**Records from a data source:**
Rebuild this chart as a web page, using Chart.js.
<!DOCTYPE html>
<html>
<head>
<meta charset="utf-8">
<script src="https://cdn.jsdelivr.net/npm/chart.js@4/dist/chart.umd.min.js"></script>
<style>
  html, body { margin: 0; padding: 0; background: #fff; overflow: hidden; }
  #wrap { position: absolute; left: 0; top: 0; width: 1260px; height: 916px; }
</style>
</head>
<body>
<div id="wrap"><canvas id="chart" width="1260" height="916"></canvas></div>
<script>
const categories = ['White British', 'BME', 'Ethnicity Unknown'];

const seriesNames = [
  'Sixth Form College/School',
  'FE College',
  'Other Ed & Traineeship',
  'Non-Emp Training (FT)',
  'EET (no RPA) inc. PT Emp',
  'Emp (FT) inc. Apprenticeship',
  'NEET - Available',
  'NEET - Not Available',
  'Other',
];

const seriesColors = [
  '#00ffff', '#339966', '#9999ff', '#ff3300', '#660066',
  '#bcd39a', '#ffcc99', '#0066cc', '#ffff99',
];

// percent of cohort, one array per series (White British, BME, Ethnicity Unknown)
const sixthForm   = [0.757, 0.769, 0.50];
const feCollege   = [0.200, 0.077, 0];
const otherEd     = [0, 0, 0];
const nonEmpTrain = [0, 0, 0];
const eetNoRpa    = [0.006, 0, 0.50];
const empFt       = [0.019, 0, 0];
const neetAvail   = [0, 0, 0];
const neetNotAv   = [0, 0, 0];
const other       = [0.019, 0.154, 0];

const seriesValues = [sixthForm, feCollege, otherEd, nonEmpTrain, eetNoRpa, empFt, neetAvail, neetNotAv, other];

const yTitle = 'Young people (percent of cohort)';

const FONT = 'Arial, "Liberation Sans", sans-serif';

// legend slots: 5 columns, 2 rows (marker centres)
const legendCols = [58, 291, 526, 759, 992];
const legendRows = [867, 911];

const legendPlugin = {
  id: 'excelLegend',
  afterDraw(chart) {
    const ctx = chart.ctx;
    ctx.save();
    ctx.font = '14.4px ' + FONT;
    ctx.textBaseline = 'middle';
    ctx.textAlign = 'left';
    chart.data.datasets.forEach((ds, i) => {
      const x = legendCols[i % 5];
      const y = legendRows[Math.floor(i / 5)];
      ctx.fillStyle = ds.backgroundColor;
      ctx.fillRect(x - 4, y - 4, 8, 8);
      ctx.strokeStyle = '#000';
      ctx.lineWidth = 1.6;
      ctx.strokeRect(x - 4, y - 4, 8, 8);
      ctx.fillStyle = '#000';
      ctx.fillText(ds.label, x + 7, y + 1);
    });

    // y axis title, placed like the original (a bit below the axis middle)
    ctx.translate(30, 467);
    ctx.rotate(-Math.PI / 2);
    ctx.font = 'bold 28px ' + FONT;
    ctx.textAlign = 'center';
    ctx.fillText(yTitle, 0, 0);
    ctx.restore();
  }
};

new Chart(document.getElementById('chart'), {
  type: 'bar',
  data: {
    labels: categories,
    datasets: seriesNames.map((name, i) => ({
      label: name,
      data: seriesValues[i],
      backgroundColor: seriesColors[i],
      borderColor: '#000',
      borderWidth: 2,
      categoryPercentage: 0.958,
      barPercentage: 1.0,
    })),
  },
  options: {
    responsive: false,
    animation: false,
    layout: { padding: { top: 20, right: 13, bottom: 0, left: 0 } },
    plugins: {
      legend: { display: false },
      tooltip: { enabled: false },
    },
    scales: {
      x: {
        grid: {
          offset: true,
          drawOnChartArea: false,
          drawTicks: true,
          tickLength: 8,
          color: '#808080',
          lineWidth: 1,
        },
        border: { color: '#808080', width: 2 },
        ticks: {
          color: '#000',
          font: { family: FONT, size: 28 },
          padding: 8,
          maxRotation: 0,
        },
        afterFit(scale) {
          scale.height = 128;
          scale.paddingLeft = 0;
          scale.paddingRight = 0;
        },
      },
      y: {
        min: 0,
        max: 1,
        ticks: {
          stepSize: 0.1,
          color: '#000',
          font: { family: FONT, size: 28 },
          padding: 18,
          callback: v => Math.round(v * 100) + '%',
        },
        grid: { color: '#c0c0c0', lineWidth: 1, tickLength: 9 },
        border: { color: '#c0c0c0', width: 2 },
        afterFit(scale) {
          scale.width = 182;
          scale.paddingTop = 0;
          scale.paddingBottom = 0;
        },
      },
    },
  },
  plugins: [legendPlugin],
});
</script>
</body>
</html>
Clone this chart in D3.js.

**WHAT THE EXERCISE ASKS:** Extract each entry in full, exactly as given.

**COMPLETE OUTPUT:**
Rebuild this chart as a web page, using Chart.js.
<!DOCTYPE html>
<html>
<head>
<meta charset="utf-8">
<script src="https://cdn.jsdelivr.net/npm/chart.js@4/dist/chart.umd.min.js"></script>
<style>
  html, body { margin: 0; padding: 0; background: #fff; overflow: hidden; }
  #wrap { position: absolute; left: 0; top: 0; width: 1260px; height: 916px; }
</style>
</head>
<body>
<div id="wrap"><canvas id="chart" width="1260" height="916"></canvas></div>
<script>
const categories = ['White British', 'BME', 'Ethnicity Unknown'];

const seriesNames = [
  'Sixth Form College/School',
  'FE College',
  'Other Ed & Traineeship',
  'Non-Emp Training (FT)',
  'EET (no RPA) inc. PT Emp',
  'Emp (FT) inc. Apprenticeship',
  'NEET - Available',
  'NEET - Not Available',
  'Other',
];

const seriesColors = [
  '#00ffff', '#339966', '#9999ff', '#ff3300', '#660066',
  '#bcd39a', '#ffcc99', '#0066cc', '#ffff99',
];

// percent of cohort, one array per series (White British, BME, Ethnicity Unknown)
const sixthForm   = [0.757, 0.769, 0.50];
const feCollege   = [0.200, 0.077, 0];
const otherEd     = [0, 0, 0];
const nonEmpTrain = [0, 0, 0];
const eetNoRpa    = [0.006, 0, 0.50];
const empFt       = [0.019, 0, 0];
const neetAvail   = [0, 0, 0];
const neetNotAv   = [0, 0, 0];
const other       = [0.019, 0.154, 0];

const seriesValues = [sixthForm, feCollege, otherEd, nonEmpTrain, eetNoRpa, empFt, neetAvail, neetNotAv, other];

const yTitle = 'Young people (percent of cohort)';

const FONT = 'Arial, "Liberation Sans", sans-serif';

// legend slots: 5 columns, 2 rows (marker centres)
const legendCols = [58, 291, 526, 759, 992];
const legendRows = [867, 911];

const legendPlugin = {
  id: 'excelLegend',
  afterDraw(chart) {
    const ctx = chart.ctx;
    ctx.save();
    ctx.font = '14.4px ' + FONT;
    ctx.textBaseline = 'middle';
    ctx.textAlign = 'left';
    chart.data.datasets.forEach((ds, i) => {
      const x = legendCols[i % 5];
      const y = legendRows[Math.floor(i / 5)];
      ctx.fillStyle = ds.backgroundColor;
      ctx.fillRect(x - 4, y - 4, 8, 8);
      ctx.strokeStyle = '#000';
      ctx.lineWidth = 1.6;
      ctx.strokeRect(x - 4, y - 4, 8, 8);
      ctx.fillStyle = '#000';
      ctx.fillText(ds.label, x + 7, y + 1);
    });

    // y axis title, placed like the original (a bit below the axis middle)
    ctx.translate(30, 467);
    ctx.rotate(-Math.PI / 2);
    ctx.font = 'bold 28px ' + FONT;
    ctx.textAlign = 'center';
    ctx.fillText(yTitle, 0, 0);
    ctx.restore();
  }
};

new Chart(document.getElementById('chart'), {
  type: 'bar',
  data: {
    labels: categories,
    datasets: seriesNames.map((name, i) => ({
      label: name,
      data: seriesValues[i],
      backgroundColor: seriesColors[i],
      borderColor: '#000',
      borderWidth: 2,
      categoryPercentage: 0.958,
      barPercentage: 1.0,
    })),
  },
  options: {
    responsive: false,
    animation: false,
    layout: { padding: { top: 20, right: 13, bottom: 0, left: 0 } },
    plugins: {
      legend: { display: false },
      tooltip: { enabled: false },
    },
    scales: {
      x: {
        grid: {
          offset: true,
          drawOnChartArea: false,
          drawTicks: true,
          tickLength: 8,
          color: '#808080',
          lineWidth: 1,
        },
        border: { color: '#808080', width: 2 },
        ticks: {
          color: '#000',
          font: { family: FONT, size: 28 },
          padding: 8,
          maxRotation: 0,
        },
        afterFit(scale) {
          scale.height = 128;
          scale.paddingLeft = 0;
          scale.paddingRight = 0;
        },
      },
      y: {
        min: 0,
        max: 1,
        ticks: {
          stepSize: 0.1,
          color: '#000',
          font: { family: FONT, size: 28 },
          padding: 18,
          callback: v => Math.round(v * 100) + '%',
        },
        grid: { color: '#c0c0c0', lineWidth: 1, tickLength: 9 },
        border: { color: '#c0c0c0', width: 2 },
        afterFit(scale) {
          scale.width = 182;
          scale.paddingTop = 0;
          scale.paddingBottom = 0;
        },
      },
    },
  },
  plugins: [legendPlugin],
});
</script>
</body>
</html>
Clone this chart in D3.js.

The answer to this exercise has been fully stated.